2. Your Total Cost Might Not Actually Rise!

Wait, what? How could the total price for buying a home remain the same, even with mortgage rates rising?

Remember the “Seller’s Market”? This allowed sellers to market their homes for more than they were worth. We may soon see a Buyer’s Market, where sellers are competing to attract smaller numbers of buyers. If a home sits on the market for a lengthy period of time, sellers may need to lower their price. So, for example, if you bought a $300,000 home in April 2018 at 4.5% over 30 years, you will probably pay a similar monthly amount at 5% if the seller dropped the price to $285,000 during April 2019.

 

New developments aren’t stopping just because rates are rising.

 

3. New Homes Will Still be Available

One of the benefits to a Seller’s Market is that there are plenty of brand new homes available. Sure, there’s plenty of competition for them, but many are willing to pay a premium in order to be the first one to live in a home. Some are reporting that the number of new homes will dry up because of increased rates. Although this logic makes sense, it isn’t true.

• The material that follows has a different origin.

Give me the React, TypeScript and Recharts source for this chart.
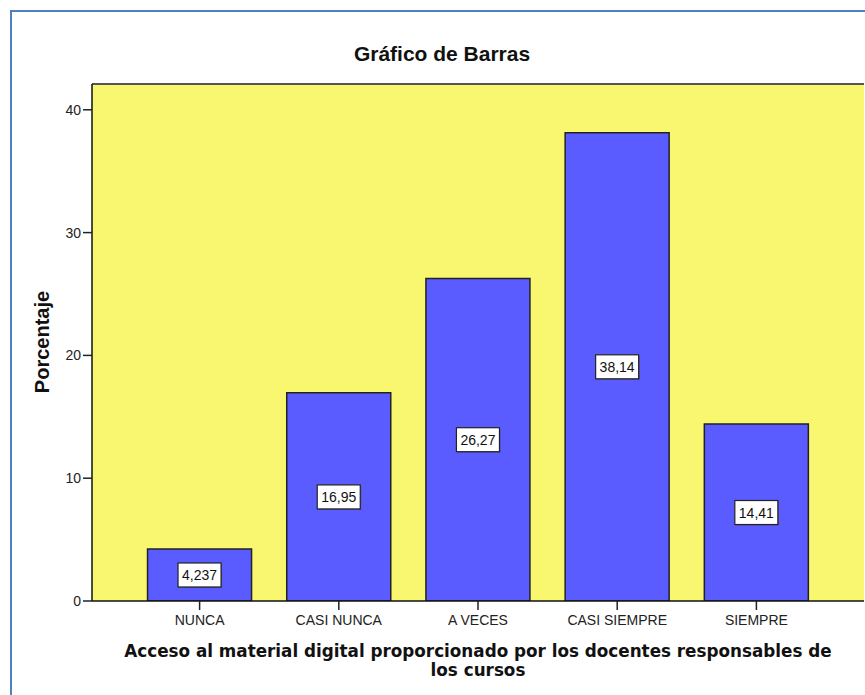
import React from 'react';
import { BarChart, Bar, XAxis, YAxis, CartesianGrid, LabelList, Customized } from 'recharts';

const categories = ['NUNCA', 'CASI NUNCA', 'A VECES', 'CASI SIEMPRE', 'SIEMPRE'];
const percentages = [4.237, 16.95, 26.27, 38.14, 14.41];
const yTicks = [0, 10, 20, 30, 40];

const data = categories.map((c, i) => ({ cat: c, pct: percentages[i] }));

const W = 865;
const H = 695;
const FONT = '"Liberation Sans", Arial, sans-serif';

const fmt = (v: number) => String(v).replace('.', ',');

const textWidth = (s: string, size: number) => {
  let w = 0;
  for (const ch of s) w += ch === ',' ? 0.278 : 0.556;
  return w * size;
};

const ValueLabel = (props: any) => {
  const { x, y, width, height, value } = props;
  const cx = x + width / 2;
  const cy = y + height / 2;
  const s = fmt(value);
  const tw = textWidth(s, 14) + 8;
  const th = 24;
  return (
    <g>
      <rect x={cx - tw / 2 + 1} y={cy - th / 2 + 1} width={tw} height={th} fill="#444" opacity={0.5} />
      <rect x={cx - tw / 2} y={cy - th / 2} width={tw} height={th} fill="#fff" stroke="#222" strokeWidth={1.2} />
      <text x={cx} y={cy + 5} textAnchor="middle" fontFamily={FONT} fontSize={14} fill="#111">
        {s}
      </text>
    </g>
  );
};

const Titles = () => (
  <g>
    <text x={442} y={61} textAnchor="middle" fontFamily={FONT} fontWeight="bold" fontSize={21} fill="#111">
      Gráfico de Barras
    </text>
    <text
      x={49}
      y={342}
      transform="rotate(-90 49 342)"
      textAnchor="middle"
      fontFamily={FONT}
      fontWeight="bold"
      fontSize={20}
      fill="#111"
    >
      Porcentaje
    </text>
    <text x={478} y={657} textAnchor="middle" fontFamily='"DejaVu Sans", sans-serif' fontWeight="bold" fontSize={16.8} fill="#111">
      Acceso al material digital proporcionado por los docentes responsables de
    </text>
    <text x={478} y={676} textAnchor="middle" fontFamily='"DejaVu Sans", sans-serif' fontWeight="bold" fontSize={16.8} fill="#111">
      los cursos
    </text>
  </g>
);

export default function App() {
  return (
    <div style={{ position: 'absolute', left: 0, top: 0, width: W, height: H, background: '#fff', overflow: 'hidden' }}>
      <div
        style={{
          position: 'absolute',
          left: 10,
          top: 10,
          width: W,
          height: H,
          borderLeft: '2px solid #5080c0',
          borderTop: '2px solid #5080c0',
        }}
      />
      <div style={{ position: 'absolute', left: 0, top: 0 }}>
        <BarChart
          width={W}
          height={H}
          data={data}
          margin={{ top: 83, right: 1, bottom: 0, left: 0 }}
          barCategoryGap="12.6%"
        >
          <CartesianGrid fill="#f9f66f" stroke="none" horizontal={false} vertical={false} />
          <XAxis
            dataKey="cat"
            height={94}
            padding={{ left: 38, right: 38 }}
            tickSize={9}
            tickMargin={5}
            axisLine={{ stroke: '#111', strokeWidth: 1.5 }}
            tickLine={{ stroke: '#222', strokeWidth: 1.5 }}
            tick={{ fontFamily: FONT, fontSize: 14, fill: '#222' }}
            interval={0}
          />
          <XAxis
            xAxisId="top"
            dataKey="cat"
            orientation="top"
            height={1}
            tick={false}
            tickLine={false}
            axisLine={{ stroke: '#555', strokeWidth: 2 }}
          />
          <YAxis
            width={92}
            domain={[0, 42.1]}
            ticks={yTicks}
            tickSize={9}
            tickMargin={2}
            allowDataOverflow
            axisLine={{ stroke: '#111', strokeWidth: 1.5 }}
            tickLine={{ stroke: '#222', strokeWidth: 1.5 }}
            tick={{ fontFamily: FONT, fontSize: 14, fill: '#222' }}
          />
          <YAxis
            yAxisId="right"
            orientation="right"
            width={0}
            domain={[0, 42.1]}
            tick={false}
            tickLine={false}
            axisLine={{ stroke: '#555', strokeWidth: 2 }}
          />
          <Bar dataKey="pct" fill="#5a5cff" stroke="#222" strokeWidth={1.5} isAnimationActive={false}>
            <LabelList dataKey="pct" position="center" content={ValueLabel} />
          </Bar>
          <Customized component={Titles} />
        </BarChart>
      </div>
    </div>
  );
}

One of the most popular headlines in late 2018 is that “homebuilder confidence plummets to the lowest level in more than two years.” This is true…but that confidence level is still 60 (anything over 50 is considered “confident”). The rate of new developments will slow down, but there will still be new homes (and again, less competition for them).

 

4. Rates Aren’t As High as You Think

Those who have entered the housing market for the first time in the past few years have been—for lack of a better term—spoiled. Following the 2007 crisis, rates came down to record lows to help spur homeownership during the nation’s economic struggles. Many people, and especially Millennials, accepted these new rates as the new “normal.” They weren’t.

In fact, if 5% seems crazy high to you, you may be surprised to learn how low it is, historically speaking. The average rate for 2006 was more than 6%. The average rate for 2000 was more than 8%. The average rate for 1982? Get ready for it…more than 16%. So generally speaking, things are looking good for buyers in 2019.

Now that’s something to be thankful for!